The United States should reap the benefits due to its status as the world’s biggest oil producer on booming shale oil. “This means that the U.S. shale industry will directly benefit … and it will be interesting to see how quickly additional barrels can be brought onto the market from the U.S.,” said JBC Energy analysts. “However, this question is—at least for the next couple of months—less one of actual production, but much more one of logistics. We would expect a surge in U.S. crude exports over coming months.”
In order to cushion the market impact, U.S. President Donald Trump on Sunday authorized the release of oil from U.S. strategic reserves.
Tehran, which has already been slapped by U.S. sanctions, stands accused by Washington of being behind the attacks. Trump has already threatened action against the Islamic republic, warning that the U.S. was “locked and loaded” to respond.
The archenemies remain in a tense standoff since the U.S. in May 2018 unilaterally pulled out of a multilateral accord that limited the scope of Iran’s nuclear program in exchange for sanctions relief. The escalation has been accompanied by ships being mysteriously attacked, drones downed and oil tankers seized in the Strait of Hormuz—a chokepoint for a third of the world’s seaborne oil.
The global economy, which is suffering from a sharp slowdown amid the China-U.S. trade war, is likely to take a hit from soaring oil prices, analysts say.
The commodity is regarded as a key barometer of growth because it greases the wheels of the world economy and is vital to most economic activity. Runaway oil prices meanwhile feed through into higher consumer prices and risk stagflation, whereby they suppress growth yet fuel inflation.

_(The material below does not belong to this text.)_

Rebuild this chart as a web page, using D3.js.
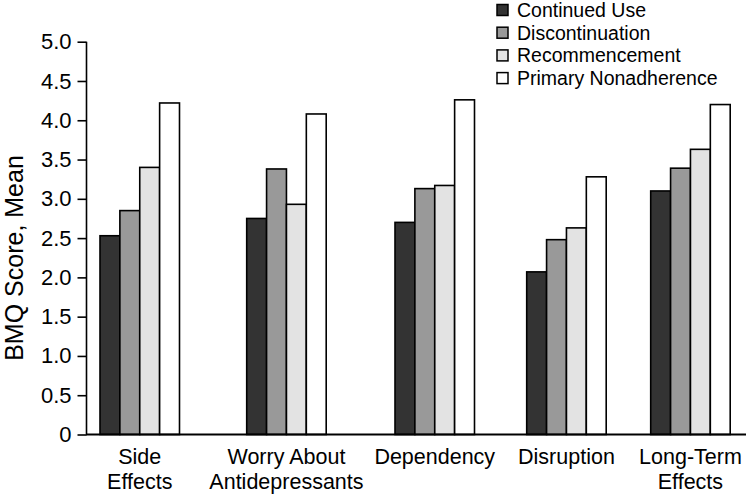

“The attack on Saudi oil is unlikely to be a disaster for the global economy,” said Jennifer McKeown at Capital Economics. “But growing tensions in the Middle East are another headwind for the global economy in already uncertain times, and a full-blown conflict could trigger another leg in the global downturn.”
Blow for China
China, which remains entangled with the United States in a trade war, is also expected to suffer due to its oil-dependent and energy-hungry economy. The Asian powerhouse, whose growth is faltering, is also struggling with spiking inflation and a badly performing manufacturing sector.
Yet oil demand is already waning in the face of weaker growth. “While some are forecasting an imminent jump in crude oil prices to $100, we see less upside risk than that,” said Prestige Economics analyst Jason Schenker. “After all, the global economy has slowed sharply, and China as well as Europe are in the midst of manufacturing recessions.”